Si algo he aprendido con los años es llegar a la casa de La Revilla sin perderme. Es un chalet en una urbanización que queda a pocos metros del pueblo, equidistante casi de San Vicente de la Barquera y Comillas. Uno de esos lujos ajenos -la casa, como casi todo, es de mi madre- que uno se permite disfrutar con una naturalidad que no debería ser tal, porque en realidad todo ahí invita al asombro: el campo, los Picos de Europa al fondo, la Playa de Oyambre, la Playa de Merón, el Hotel Gerra Mayor con su niebla sobre las costas. Entre esto y Suiza no hay tanta diferencia y esto, además, es, un poco, mío.

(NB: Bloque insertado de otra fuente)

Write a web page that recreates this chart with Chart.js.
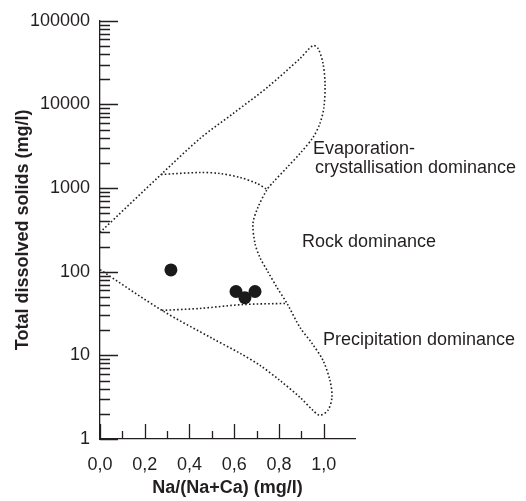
<!DOCTYPE html>
<html>
<head>
<meta charset="utf-8">
<script src="https://cdn.jsdelivr.net/npm/chart.js@4"></script>
<style>
  html, body { margin: 0; padding: 0; background: #fff; }
  canvas { display: block; }
</style>
</head>
<body>
<canvas id="chart" width="526" height="501"></canvas>
<script>
// samples
const sampleNa = [0.317, 0.608, 0.648, 0.693];
const sampleTds = [105, 58, 49, 58];

// Gibbs boomerang outline (Na/(Na+Ca), TDS)
const outerNa = [0.000, 0.273, 0.447, 0.595, 0.747, 0.894, 0.952, 0.975, 0.997, 1.006,
  1.001, 0.983, 0.952, 0.894, 0.836, 0.773, 0.747, 0.706, 0.684, 0.693,
  0.715, 0.747, 0.791, 0.836, 0.894, 0.948, 0.997, 1.028, 1.037, 1.019,
  0.983, 0.952, 0.894, 0.805, 0.715, 0.626, 0.501, 0.277, 0.000];
const outerTds = [295, 1454, 3914, 7787, 15920, 35350, 50540, 46550, 30810, 17770,
  9185, 5912, 4023, 2591, 1763, 1167, 962, 587, 378, 218,
  148, 104, 65, 41.8, 21.6, 13.9, 8.7, 5.0, 3.15, 2.2,
  1.92, 2.2, 3.15, 5.0, 7.6, 10.6, 16, 34.5, 106];

// evaporation / rock boundary
const upperNa = [0.273, 0.447, 0.536, 0.626, 0.702, 0.747];
const upperTds = [1454, 1536, 1494, 1338, 1135, 962];

// rock / precipitation boundary
const lowerNa = [0.277, 0.447, 0.639, 0.836];
const lowerTds = [34.5, 36.4, 40.5, 41.8];

// region names
const regionText = ["Evaporation-", "crystallisation dominance", "Rock dominance", "Precipitation dominance"];
const regionNa = [0.952, 0.961, 0.903, 0.997];
const regionTds = [2970, 1760, 224, 15.1];

// axis ticks
const xMajorTicks = [0, 0.2, 0.4, 0.6, 0.8, 1.0];
const xMinorTicks = [0.1, 0.3, 0.5, 0.7, 0.9];
const yMajorTicks = [1, 10, 100, 1000, 10000, 100000];
const yMinorSteps = [2, 3, 4, 5, 6, 7, 8, 9];
const yMinorTicks = yMajorTicks.slice(0, -1).flatMap(d => yMinorSteps.map(s => s * d));

const ink = "#231f20";
const font = '"Liberation Sans", Arial, sans-serif';

const toPoints = (xs, ys) => xs.map((v, i) => ({ x: v, y: ys[i] }));

const dotted = {
  showLine: true,
  pointRadius: 0,
  borderColor: ink,
  borderWidth: 1.6,
  borderDash: [1.6, 2.2],
  fill: false,
};

// inward tick marks and region names
const tickMarks = {
  id: "tickMarks",
  afterDraw(chart) {
    const { ctx, chartArea: a, scales: { x, y } } = chart;
    ctx.save();
    ctx.strokeStyle = ink;
    ctx.lineWidth = 1.3;
    ctx.beginPath();
    yMajorTicks.forEach(v => {
      const py = Math.round(y.getPixelForValue(v)) + 0.5;
      ctx.moveTo(a.left, py); ctx.lineTo(a.left + 18, py);
    });
    yMinorTicks.forEach(v => {
      const py = Math.round(y.getPixelForValue(v)) + 0.5;
      ctx.moveTo(a.left, py); ctx.lineTo(a.left + 10, py);
    });
    xMajorTicks.forEach(v => {
      const px = Math.round(x.getPixelForValue(v)) + 0.5;
      ctx.moveTo(px, a.bottom); ctx.lineTo(px, a.bottom - 15);
    });
    xMinorTicks.forEach(v => {
      const px = Math.round(x.getPixelForValue(v)) + 0.5;
      ctx.moveTo(px, a.bottom); ctx.lineTo(px, a.bottom - 8);
    });
    ctx.stroke();

    ctx.fillStyle = ink;
    ctx.font = "18px " + font;
    ctx.textAlign = "left";
    ctx.textBaseline = "middle";
    regionText.forEach((t, i) => {
      ctx.fillText(t, x.getPixelForValue(regionNa[i]), y.getPixelForValue(regionTds[i]));
    });
    ctx.restore();
  },
};

new Chart(document.getElementById("chart"), {
  type: "scatter",
  data: {
    datasets: [
      {
        data: toPoints(sampleNa, sampleTds),
        pointRadius: 6.5,
        pointHoverRadius: 6.5,
        backgroundColor: "#1a1a1a",
        borderWidth: 0,
      },
      { ...dotted, data: toPoints(outerNa, outerTds), tension: 0.3 },
      { ...dotted, data: toPoints(upperNa, upperTds), tension: 0.3 },
      { ...dotted, data: toPoints(lowerNa, lowerTds), tension: 0.3 },
    ],
  },
  options: {
    responsive: false,
    animation: false,
    layout: { padding: { top: 20, right: 171, bottom: 0, left: 0 } },
    plugins: {
      legend: { display: false },
      tooltip: { enabled: false },
    },
    scales: {
      x: {
        type: "linear",
        min: 0,
        max: 1.14,
        afterBuildTicks: s => { s.ticks = xMajorTicks.map(v => ({ value: v })); },
        afterFit: s => { s.height = 62; },
        grid: { display: false, drawTicks: false },
        border: { display: true, color: ink, width: 1.3 },
        ticks: {
          padding: 15,
          color: ink,
          font: { family: font, size: 18 },
          callback: v => v.toFixed(1).replace(".", ","),
        },
        title: {
          display: true,
          text: "Na/(Na+Ca) (mg/l)",
          color: ink,
          font: { family: font, size: 18, weight: "bold" },
          padding: { top: 0, bottom: 2 },
        },
      },
      y: {
        type: "logarithmic",
        min: 1,
        max: 100000,
        afterBuildTicks: s => { s.ticks = yMajorTicks.map(v => ({ value: v })); },
        afterFit: s => { s.width = 100; },
        grid: { display: false, drawTicks: false },
        border: { display: true, color: ink, width: 1.3 },
        ticks: {
          padding: 10,
          color: ink,
          font: { family: font, size: 18 },
          callback: v => String(v),
        },
        title: {
          display: true,
          text: "Total dissolved solids (mg/l)",
          color: ink,
          font: { family: font, size: 18, weight: "bold" },
          padding: { top: 12, bottom: 0 },
        },
      },
    },
  },
  plugins: [tickMarks],
});
</script>
</body>
</html>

Mío y de la Chica Diploma, última etapa de nuestras vacaciones. "En parte, esto es como una segunda Luna de Miel", le digo, pero ella advierte que no, que simplemente son unas vacaciones y probablemente el problema sea que yo no estoy acostumbrado a las vacaciones y me parecen una cosa extrañísima. Los días de La Revilla siguen los parámetros iniciados en Santander, una descompresión paulatina que debería llevarnos de nuevo a Madrid, el trabajo y la rutina, todas esas cosas asquerosas. En el chalet no hay 3G así que repartimos el tiempo entre sus estudios y mis libros, en este caso la autobiografía profesional de Félix de Azúa.
A veces tengo que preguntarme qué me separa de las grandes mentes de este país, teniendo a De Azúa por una de ellas. Tengo que preguntármelo porque supongo que si no ves la cima es complicado seguir subiendo el Angliru. Las conclusiones a veces son autocompasivas y a veces son autocomplacientes, si es que ambas cosas no son lo mismo. Me explico: en ocasiones creo que lo único que me faltó fue tiempo y gente que apostara por mí. Otras, apelo al talento, a la ausencia suficiente de talento o al menos a la ausencia suficiente de convicción. Ser un escritor sociófobo es muy complicado, admitámoslo. Si la sociofobia te da para leerlo todo, todavía. Si te da para ver partidos del Bayern de Munich de Guardiola, imposible.
En la distancia, decía antes, las posibilidades son tantas que acaban por ser ninguna. ¿Qué me cabe esperar? Nada. Profesionalmente, estoy en un callejón de difícil salida: demasiado tiempo haciendo cosas que no me gustan, cosas que no me hacen progresar. Yo debería estar leyendo y escribiendo y ganándome la vida con ello haciéndolo cada día mejor. Para ello solo haría falta tener un montón de lectores que compren mis libros y un montón de editores que publiquen mis obras o mis artículos y los paguen a precio de chalet en La Revilla.
Eso, de momento, no existe.
Otra cosa sería que me diera igual. Podría darme igual. Ya está la Chica Diploma y pronto estará Leopoldo y al fin y al cabo mi madre ya tiene un chalet en La Revilla, ¿para qué empeñarse en conseguir otro? Que la fama sea para los demás y con la fama el dinero y quede para mí la tranquilidad y el tiempo libre, el menú de fabada y filete a la plancha en cualquier restaurante de Comillas. El problema es que no me da igual. En absoluto. Voy a recurrir de nuevo y puede que por última vez en esta noche a las dos mujeres de mi vida, a ver si así consigo que ustedes entiendan algo: la Chica Diploma siente fascinación por los vampiros y probablemente desconozca que yo soy uno de ellos, es decir, que yo no tengo nunca suficiente y que por tanto no hay fabada que calme el apetito. Cada libro en realidad genera la necesidad de otro libro, cada colaboración implica la responsabilidad de otra colaboración mejor. No hay paz. Nunca.
Lo que me lleva a mi madre. De adolescente, recuerdo que a veces me pedía consejo porque admiraba mi "inteligencia emocional". Yo diría que eso es lo que Andrés Barba llama, mucho más acertadamente, "astucia". La inteligencia emocional era una de las muchas inteligencias que se me atribuían, puede que con cierta razón. Lo que no sé es cómo he hecho para perderlas todas, hasta convencerme de que el tiempo nos hace cada vez más tontos o, como mínimo, más torpes. No he leído todo lo de Azúa, no me explico con la claridad de Muñoz Molina, el embarazo de mi mujer no interesará a nadie como el de la mujer de Jabois.
Supongo que todo esto me convierte en Salieri.
Y me da pena.
Incluso a diez grados paseando por el arcén de la carretera mientras las vacas enormes menean el rabo y las cabras se golpean en las praderas, el sonido de los cráneos interrumpido muy de vez en cuando por la aceleración de un coche. "Yo no voy tan deprisa", dice la Chica Diploma cuando los ve pasar, como disculpándose ante alguien que se ha resignado a ir lento, demasiado lento, inesperadamente lento, y no tiene esperanzas de que eso vaya a cambiar.